The functionalization of a surface is the operation by which one or more molecule(s) of interest are fastened onto a surface, so that it/they retains/retain all or part of its/their properties. The functionalization of a surface therefore presupposes that both the molecule of interest and an associated method for fastening it onto the surface are available.
Several types of surface functionalization methods are known from the prior art. Traditionally, they consist in modifying the surface to be functionalized through chemical reactions aiming to generate functions which can be reactivated with regard to a probe molecule. Said probe molecule then being used to pick up a target whose presence is ultimately to be detected.
The main difficulties encountered in these surface functionalizations lie in the choice of reactive chemical functions that can be implemented to obtain the immobilization of the probe on the surface of a support. For example, the chemical nature of the surface of the support has to be taken into account.
In the case of a silicon substrate, the molecules of silane type are widely used. A molecule is then employed which exhibits a silane function which can react with the support made of silicon via the surface silanols and a reactive function that may or may not be masked with respect to a probe molecule, possibly chemically modified. Once the silane is fixed on the surface of the support, the probe molecule is positioned on the silane molecule by the use of complementary reactive functions.

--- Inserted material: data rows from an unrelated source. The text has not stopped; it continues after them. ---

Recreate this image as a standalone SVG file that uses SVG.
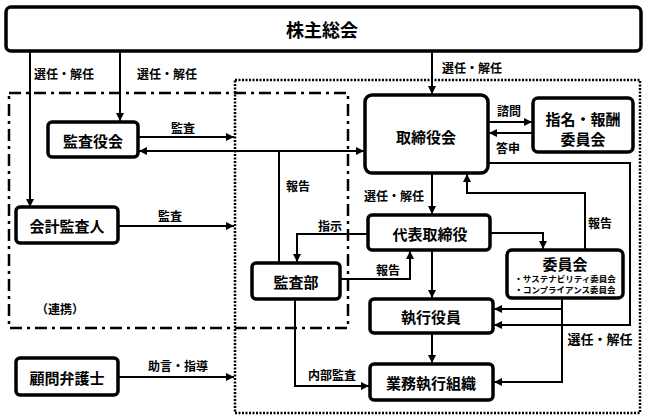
<svg xmlns="http://www.w3.org/2000/svg" width="648" height="420" viewBox="0 0 648 420">
<style>
.box{fill:#fff;stroke:#000;stroke-width:3.5}
.ln{fill:none;stroke:#000;stroke-width:2}
.arr{fill:none;stroke:#000;stroke-width:2;marker-end:url(#ah)}
.t{font-family:"Noto Sans CJK JP","Noto Sans CJK SC",sans-serif;font-weight:bold;text-anchor:middle;dominant-baseline:central;fill:#000}
.n{font-size:15px}
.l{font-size:12px}
.s{font-size:8.5px}
</style>
<defs>
<marker id="ah" viewBox="0 0 10 10" refX="10" refY="5" markerWidth="4" markerHeight="4" orient="auto" markerUnits="strokeWidth">
<path d="M0,0 L10,5 L0,10 z" fill="#000"/>
</marker>
</defs>
<rect width="648" height="420" fill="#fff"/>
<g id="frames">
<rect x="9" y="93" width="339" height="235" fill="none" stroke="#000" stroke-width="2.5" stroke-dasharray="12 5 3 5"/>
<rect x="235" y="80" width="405" height="333" fill="none" stroke="#000" stroke-width="2.5" stroke-dasharray="2 1.5"/>
</g>
<g id="connectors">
<path class="arr" d="M30,51 V207"/>
<path class="arr" d="M120,51 V121"/>
<path class="arr" d="M432,51 V94"/>
<path class="arr" d="M138,137 H234"/>
<path class="arr" d="M279,151 H139"/>
<path class="arr" d="M279,151 H364"/>
<path class="ln" d="M279,263 V151"/>
<path class="arr" d="M118,226 H234"/>
<path class="arr" d="M118,377 H234"/>
<path class="arr" d="M488,122 H532"/>
<path class="arr" d="M533,133 H489"/>
<path class="arr" d="M432,173 V214"/>
<path class="arr" d="M585,250 V193 H467 V174"/>
<path class="arr" d="M490,233 H543 V249"/>
<path class="arr" d="M368,234 H297 V262"/>
<path class="arr" d="M340,279 H410 V251"/>
<path class="arr" d="M432,250 V298"/>
<path class="arr" d="M432,333 V363"/>
<path class="arr" d="M295,299 V386 H369"/>
<path class="arr" d="M488,163 H630 V325 H494"/>
<path class="arr" d="M562,298 V382 H494"/>
<path class="arr" d="M562,309 H494"/>
</g>
<g id="labels">
<text class="t l" x="64" y="73">選任・解任</text>
<text class="t l" x="167" y="73">選任・解任</text>
<text class="t l" x="472" y="67">選任・解任</text>
<text class="t l" x="183" y="127">監査</text>
<text class="t l" x="170" y="215">監査</text>
<text class="t l" x="298" y="185">報告</text>
<text class="t l" x="330" y="225">指示</text>
<text class="t l" x="388" y="269">報告</text>
<text class="t l" x="332" y="374">内部監査</text>
<text class="t l" x="178" y="365">助言・指導</text>
<text class="t l" x="60" y="308">（連携）</text>
<text class="t l" x="509" y="110">諮問</text>
<text class="t l" x="508" y="147">答申</text>
<text class="t l" x="394" y="195">選任・解任</text>
<text class="t l" x="600" y="222">報告</text>
<text class="t" x="600" y="338" font-size="13">選任・解任</text>
</g>
<g id="n-sokai">
<rect class="box" x="6" y="7" width="635" height="44" rx="5"/>
<text class="t" x="322" y="29" font-size="18">株主総会</text>
</g>
<g id="n-kansayakukai">
<rect class="box" x="48" y="122" width="90" height="35" rx="4"/>
<text class="t n" x="93" y="140">監査役会</text>
</g>
<g id="n-kaikei">
<rect class="box" x="16" y="207" width="102" height="36" rx="4"/>
<text class="t n" x="67" y="225">会計監査人</text>
</g>
<g id="n-komon">
<rect class="box" x="16" y="358" width="102" height="37" rx="4"/>
<text class="t n" x="67" y="377">顧問弁護士</text>
</g>
<g id="n-torishimariyakukai">
<rect class="box" x="365" y="95" width="123" height="78" rx="7"/>
<text class="t n" x="426" y="136">取締役会</text>
</g>
<g id="n-shimei">
<rect class="box" x="533" y="98" width="100" height="54" rx="5"/>
<text class="t n" x="583" y="118">指名・報酬</text>
<text class="t n" x="583" y="138">委員会</text>
</g>
<g id="n-daihyo">
<rect class="box" x="368" y="215" width="122" height="35" rx="4"/>
<text class="t n" x="430" y="233">代表取締役</text>
</g>
<g id="n-kansabu">
<rect class="box" x="252" y="263" width="88" height="36" rx="4"/>
<text class="t n" x="296" y="281">監査部</text>
</g>
<g id="n-iinkai">
<rect class="box" x="507" y="250" width="116" height="48" rx="5"/>
<text class="t" x="565" y="263" font-size="15">委員会</text>
<text class="t s" x="565" y="278">・サステナビリティ委員会</text>
<text class="t s" x="565" y="289">・コンプライアンス委員会</text>
</g>
<g id="n-shikko">
<rect class="box" x="370" y="299" width="123" height="34" rx="4"/>
<text class="t n" x="431" y="316">執行役員</text>
</g>
<g id="n-gyomu">
<rect class="box" x="370" y="364" width="123" height="36" rx="4"/>
<text class="t n" x="431" y="382">業務執行組織</text>
</g>
</svg>
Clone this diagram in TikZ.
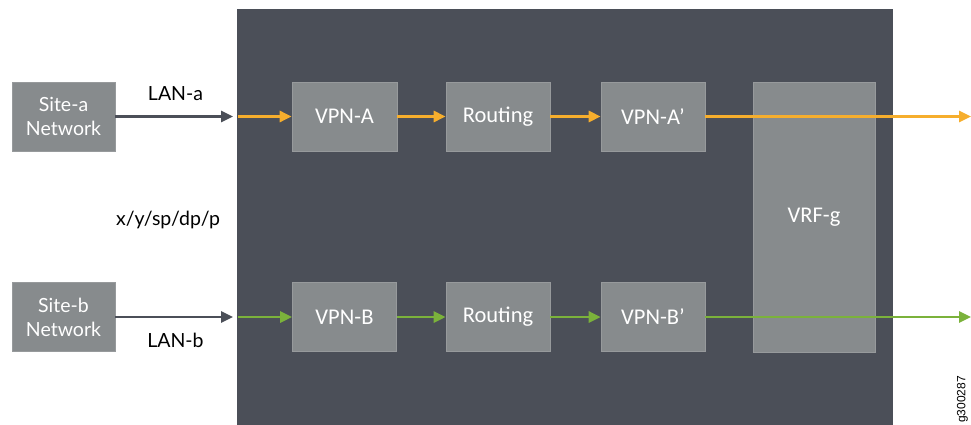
\documentclass[tikz,border=0pt]{standalone}
\usepackage{fontspec}
\setmainfont{Lato}
\newfontfamily\boxfont{Carlito}
\newfontfamily\idfont{Liberation Sans}
\usetikzlibrary{arrows.meta}
\definecolor{panel}{HTML}{4B4F58}
\definecolor{boxgray}{HTML}{878B8D}
\definecolor{boxedge}{HTML}{979A9C}
\definecolor{flowA}{HTML}{F6AE2D}
\definecolor{flowB}{HTML}{7BB23B}
\tikzset{
  blk/.style={fill=boxgray, draw=boxedge, line width=0.6pt, text=white, align=center, inner sep=0pt},
  sitebox/.style={blk, minimum width=103pt, minimum height=69pt, font=\fontsize{19.5}{24}\selectfont},
  funbox/.style={blk, minimum width=104pt, minimum height=69pt, font=\boxfont\fontsize{22.5}{24}\selectfont},
  lbl/.style={text=black, inner sep=0pt, font=\fontsize{19.5}{22}\selectfont},
  flow/.style={line width=2.6pt, -{Triangle[length=12pt,width=11pt]}},
  darkflow/.style={flow, draw=panel},
  aflow/.style={flow, draw=flowA},
  bflow/.style={flow, draw=flowB},
}
\begin{document}
\begin{tikzpicture}[x=1pt,y=-1pt]
\useasboundingbox (0,0) rectangle (971,425);
\fill[panel] (237,9) rectangle (893,430);

\node[sitebox] (sa) at (63.5,116.5) {Site-a\\Network};
\node[sitebox] (sb) at (63.5,317) {Site-b\\Network};

\node[funbox, minimum width=105pt] (vpna) at (344.5,116.5) {VPN-A};
\node[funbox] (rta) at (498,116.5) {Routing};
\node[funbox] (vpnap) at (653,116.5) {VPN-A’};
\node[funbox] (vpnb) at (344.5,317) {VPN-B};
\node[funbox] (rtb) at (498,317) {Routing};
\node[funbox] (vpnbp) at (653,317) {VPN-B’};
\node[funbox, minimum width=122pt, minimum height=270pt] (vrf) at (814,217) {VRF-g};

\coordinate (ina) at (233,116.5);
\coordinate (inb) at (233,317);
\coordinate (pa) at (238,116.5);
\coordinate (pb) at (238,317);
\coordinate (outa) at (971,116.5);
\coordinate (outb) at (971,317);

\draw[darkflow] (sa.east) -- (ina);
\draw[darkflow] (sb.east) -- (inb);
\draw[aflow] (pa) -- (vpna.west);
\draw[aflow] (vpna.east) -- (rta.west);
\draw[aflow] (rta.east) -- (vpnap.west);
\draw[aflow] (vpnap.east) -- (outa);
\draw[bflow] (pb) -- (vpnb.west);
\draw[bflow] (vpnb.east) -- (rtb.west);
\draw[bflow] (rtb.east) -- (vpnbp.west);
\draw[bflow] (vpnbp.east) -- (outb);

\node[lbl] (lana) at (175.5,94) {LAN-a};
\node[lbl] (lanb) at (175.5,340) {LAN-b};
\node[lbl] (tuple) at (168,220) {x/y/sp/dp/p};

\node[rotate=90, anchor=south west, inner sep=0pt, text=black, font=\idfont\fontsize{12}{13}\selectfont] (gid) at (968,423) {g300287};
\end{tikzpicture}
\end{document}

To delimit on a support, made of silicon for example, the areas which will have to undergo a functionalization, use is conventionally made of the techniques of localized reactions by automaton (or “spotting”) that make it possible to accurately locate the ejection of the silane and, consequently, to define successive and isolated areas that are functionalized by silanes of different natures.
Nevertheless, this technique cannot be considered in the case where the surface of the support is made inaccessible to the spotting. In particular, in the case where the aim is to discretize the areas of a surface situated on the internal face of a sealed cavity.
Using this assumption, provision can be made, for example, to locally modify the wettability of the surface of the support prior to its placement in a more complex device in order to subsequently preferentially guide the reagents including the silanes to the modified areas of wettability. Also, it is possible to modify the surface of the support via the introduction of metallic contacts which are electrically connected and can be used for electrografting.
However, the abovementioned techniques require significant modifications to the structure of the surface, adding to the complexity of the production of micromechanical devices that are already sufficiently complex.
There are also silanes that have a function masked by a photolabile grouping. After fixing onto the surface of a support, said silanes are deprotected to release a function which is itself reactive with respect to a complementary function borne by a probe molecule. By the use of a selective insolation, the photodeprotection can be localized and make it possible to differentiate areas on the surface of the support.
From the use of this type of silane, the need to render the surface accessible to the insolation conditions will be understood, which consequently poses a problem when the surface to be functionalized selectively forms part of a closed cavity whose walls are opaque, for example made of silicon or of another opaque material.
Most of the methods of functionalization through photochemical means that are known are applied to the functionalization of a planar surface, directly lit for the photochemical reaction. Since the lighting of the surface is direct, the nature of the support is involved only in the chemical reaction itself, and not in the possibility of activating it by lighting. The supports used can therefore be made of plastic, of glass, of silicon, or any other opaque material.